MTBE was sabotaged by the corn lobby.

It's made from oil and gas, as was tetraethyllead (well except for the lead part which was mined domestically). If I had my druthers we'd all move to modern diesels which burn less refined blends and avoid the knock problem completely. link.

Even the NOx problem has solutions. link.

Hector Owen said...

Pollo, sounds like a plan. Is it a plan that could succeed in a free market? Or would coercion of some sort be required? I'm real tired of environmental coercion.

chickelit said...

Pollo, sounds like a plan. Is it a plan that could succeed in a free market?

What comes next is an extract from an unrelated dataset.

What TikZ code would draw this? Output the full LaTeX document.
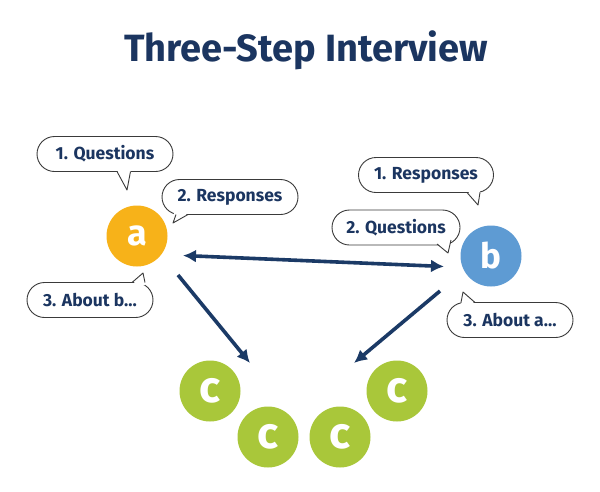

For starters I think a few states like California should lower the taxes on diesel fuel or at least equalize the tax on diesel and gasoline. Here's a chart showing the disparities.
So a level playing field would be a non-coercive place to start IMHO. Natural efficiency advantages of diesel would become more apparent.
I am not too familar with refinery politics but I suspect that gasoline refining is more lucrative than diesel (which is less refined to begin with). If push came to shove in this country we could also make synthetic diesel fuel from coal (but not so gasoline).

Hector Owen said...

Yes, I love it. With the newer, non-stinky, quick-responding diesels. Now -- how to get those taxes lowered. There are probably Federal engine regulations that would need modification or removal, too. The market would take care of re-apportioning the passenger fleet quickly enough. Want to be a Federal Car Czar?